HIV/AIDS prevention programmes in Russia

Responding to the threat of an epidemic Since September 1996 MSF has been running HIV/AIDS prevention programs based in Moscow, in response to the rapid spread of HIV infection in the Russian Federation, which was perceived as a major public threat. In December 1995, the total number of HIV-positive cases in Russia was relatively small at 1,061 persons. The Russian authorities had established AIDS centres throughout the country and had instituted mass testing for surveillance. By the end of 1996 a cumulative total of over 200 million tests had been performed. The year 1996 proved to be a turning point: 1,546 new infections were officially registered - more than the 10 previous years combined. The total number of registered HIV-positive cases has risen from about 1,000 in 1995 to more than 100,000 in the spring of 2001 (103,024 on April 2, according to data from the Ministry of Health and Federal AIDS Centre of the Russian Federation). The number of actual cases may be five to ten times higher - meaning that at least half a million people in Russia are infected with the virus (source: World Health Organization). About 80% of them are young intravenous drug users, and a large majority contracted the virus by sharing injecting equipment.
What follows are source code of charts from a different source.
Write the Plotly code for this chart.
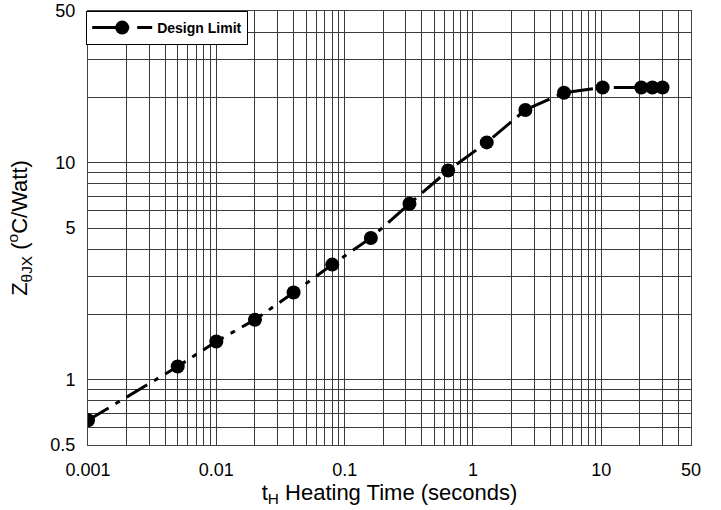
import numpy as np
import plotly.graph_objects as go

# Data
heating_time_s = [0.001, 0.005, 0.01, 0.02, 0.04, 0.08, 0.16, 0.32, 0.64,
                  1.28, 2.56, 5.12, 10.24, 20.48, 25, 30]
z_ejx = [0.65, 1.15, 1.50, 1.89, 2.52, 3.39, 4.5, 6.47, 9.2,
         12.4, 17.5, 21.0, 22.2, 22.2, 22.2, 22.2]
series_name = "Design Limit"

# Axis tick labels and grid lines
x_tick_vals = [0.001, 0.01, 0.1, 1, 10, 50]
x_tick_text = ["0.001", "0.01", "0.1", "1", "10", "50"]
x_minor_vals = [m * 10.0 ** d for d in range(-3, 2) for m in range(2, 10)] + [20, 30, 40]
y_tick_vals = [0.5, 1, 5, 10, 50]
y_tick_text = ["0.5", "1", "5", "10", "50"]
y_minor_vals = [0.6, 0.7, 0.8, 0.9, 2, 3, 4, 6, 7, 8, 9, 20, 30, 40]

FONT = "Liberation Sans, Arial, sans-serif"

fig = go.Figure()
fig.add_trace(go.Scatter(
    x=heating_time_s, y=z_ejx, name=series_name,
    mode="lines+markers",
    line=dict(color="black", width=3, dash="24px,8px,5px,8px"),
    marker=dict(color="black", size=14, symbol="circle"),
))

grid_col = "#3a3a3a"
fig.update_layout(
    width=721, height=510,
    margin=dict(l=88, r=30, t=11, b=65),
    paper_bgcolor="white", plot_bgcolor="white",
    font=dict(family=FONT, color="black"),
    showlegend=True,
    legend=dict(x=-0.003, y=1.0, xanchor="left", yanchor="top",
                bgcolor="white", bordercolor="black", borderwidth=1,
                font=dict(family=FONT, size=14, color="black", weight="bold"),
                entrywidth=128, itemwidth=60),
)
fig.update_xaxes(
    type="log", range=[np.log10(0.001), np.log10(50)], automargin=False,
    tickmode="array", tickvals=x_tick_vals, ticktext=x_tick_text,
    showgrid=True, gridcolor=grid_col, gridwidth=1,
    minor=dict(tickmode="array", tickvals=x_minor_vals, showgrid=True,
               gridcolor=grid_col, gridwidth=1, ticks=""),
    showline=True, linecolor="#444", linewidth=1, mirror=True,
    ticks="", ticklabelstandoff=8,
    tickfont=dict(family=FONT, size=18, color="black"),
    title=dict(text="t<sub>H</sub> Heating Time (seconds)",
               font=dict(family=FONT, size=22, color="black"), standoff=4),
    zeroline=False,
)
fig.update_yaxes(
    type="log", range=[np.log10(0.5), np.log10(50)], automargin=False,
    tickmode="array", tickvals=y_tick_vals, ticktext=y_tick_text,
    showgrid=True, gridcolor=grid_col, gridwidth=1,
    minor=dict(tickmode="array", tickvals=y_minor_vals, showgrid=True,
               gridcolor=grid_col, gridwidth=1, ticks=""),
    showline=True, linecolor="#444", linewidth=1, mirror=True,
    ticks="", ticklabelstandoff=8,
    tickfont=dict(family=FONT, size=18, color="black"),
    title=dict(text="Z<sub>θJX</sub> (<sup>o</sup>C/Watt)",
               font=dict(family=FONT, size=22, color="black"), standoff=16),
    zeroline=False,
)

fig.write_html("out.html", config={"displayModeBar": False},
               post_script="document.body.style.margin='0';")
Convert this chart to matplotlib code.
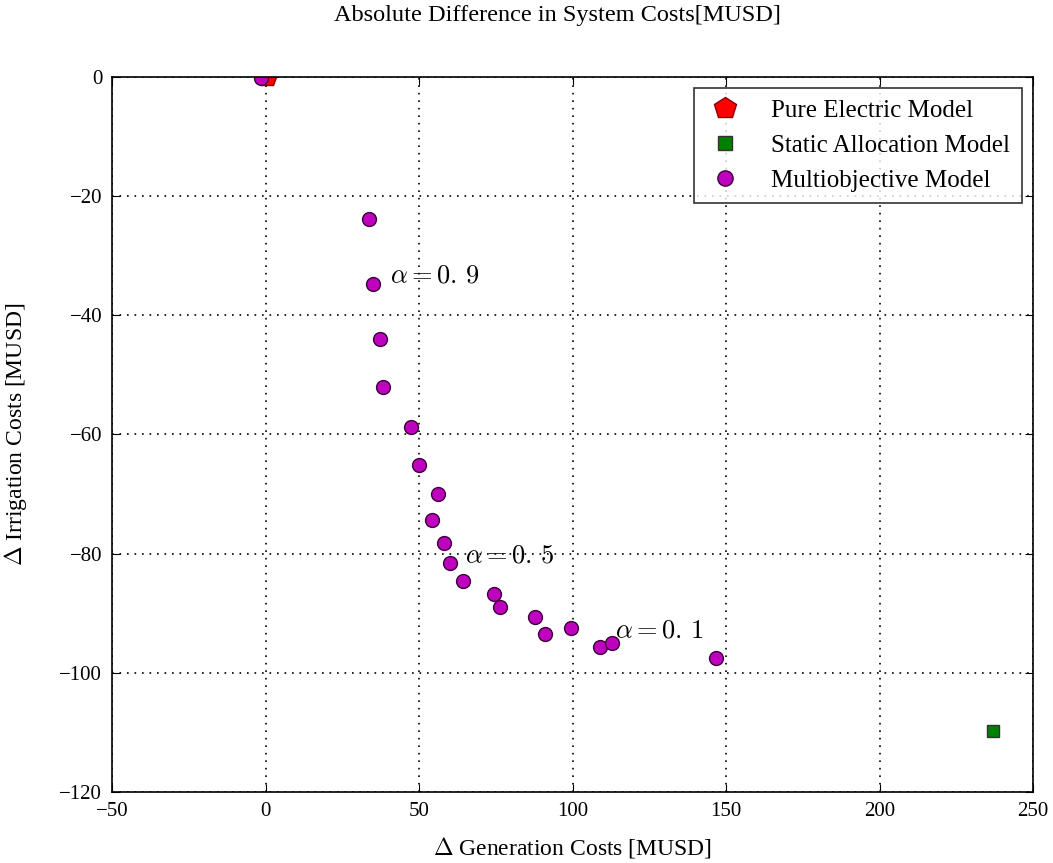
import numpy as np
import matplotlib
matplotlib.use('Agg')
import matplotlib.pyplot as plt

#%% Data
pure_x = [0.5]
pure_y = [0.0]

static_x = [237.0]
static_y = [-109.8]

multi_x = [-1.5, 33.7, 35.0, 37.3, 38.3, 47.4, 50.0, 56.2, 54.2, 58.1, 60.1,
           64.3, 74.4, 76.4, 87.8, 91.1, 99.5, 109.0, 112.9, 146.7]
multi_y = [-0.2, -23.8, -34.7, -44.0, -52.0, -58.7, -65.1, -70.0, -74.4, -78.2, -81.6,
           -84.6, -86.8, -89.0, -90.6, -93.5, -92.5, -95.7, -95.0, -97.5]

alpha_labels = [r'$\alpha=0.\,9$', r'$\alpha=0.\,5$', r'$\alpha=0.\,1$']
alpha_x = [40.5, 65.0, 114.0]
alpha_y = [-33.5, -80.5, -93.0]

#%% Style
plt.rcParams['font.family'] = ['Liberation Serif', 'DejaVu Serif']
plt.rcParams['mathtext.fontset'] = 'cm'

fig = plt.figure(figsize=(10.53, 8.63), dpi=100)
ax = fig.add_axes([0.1064, 0.0823, 0.8746, 0.8285])

ax.plot(pure_x, pure_y, linestyle='none', marker='p', markersize=15,
        color='red', markeredgecolor='#8b0000', label='Pure Electric Model')
ax.plot(static_x, static_y, linestyle='none', marker='s', markersize=9,
        color='green', markeredgecolor='#333333', label='Static Allocation Model')
ax.plot(multi_x, multi_y, linestyle='none', marker='o', markersize=10,
        color='m', markeredgecolor='#3a003a', label='Multiobjective Model')

for lab, tx, ty in zip(alpha_labels, alpha_x, alpha_y):
    ax.text(tx, ty, lab, fontsize=19, va='center', ha='left')

ax.set_xlim(-50, 250)
ax.set_ylim(-120, 0)
ax.set_xticks([-50, 0, 50, 100, 150, 200, 250])
ax.set_yticks([-120, -100, -80, -60, -40, -20, 0])
ax.tick_params(direction='in', top=True, right=True, labelsize=15, length=6, pad=7)
ax.grid(True, linestyle=(0, (1, 3.5)), color='black', linewidth=1.2)

for s in ax.spines.values():
    s.set_linewidth(1.2)

ax.set_xlabel(r'$\Delta$ Generation Costs [MUSD]', fontsize=17, labelpad=10)
ax.set_ylabel(r'$\Delta$ Irrigation Costs [MUSD]', fontsize=17, labelpad=22)

fig.text(557 / 1053, 1 - 15 / 863, 'Absolute Difference in System Costs[MUSD]',
         ha='center', va='center', fontsize=17.5)

leg = ax.legend(loc='upper right', numpoints=1, fontsize=18, fancybox=False,
                borderaxespad=0.45, handletextpad=1.05, borderpad=0.45,
                handlelength=1.6, labelspacing=0.5, markerscale=1.1)
leg.get_frame().set_edgecolor('black')
leg.get_frame().set_linewidth(1.2)

fig.savefig('out.png', dpi=100, facecolor='white')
From this high-risk group, HIV threatens to spread to the general population by sexual transmission. The Russian Ministry of Health estimates that by the year 2005 there will be 10 million Russians living with HIV/AIDS. MSF's prevention programs were set up in close collaboration with Russian health authorities and national non-governmental organizations (NGOs), and aim to serve as a model for preventive health programs nation-wide. Last year, both the Ministry of Health and the Ministry of Justice drafted concrete directives supporting preventive programs among intravenous drug users and prisoners in Russia.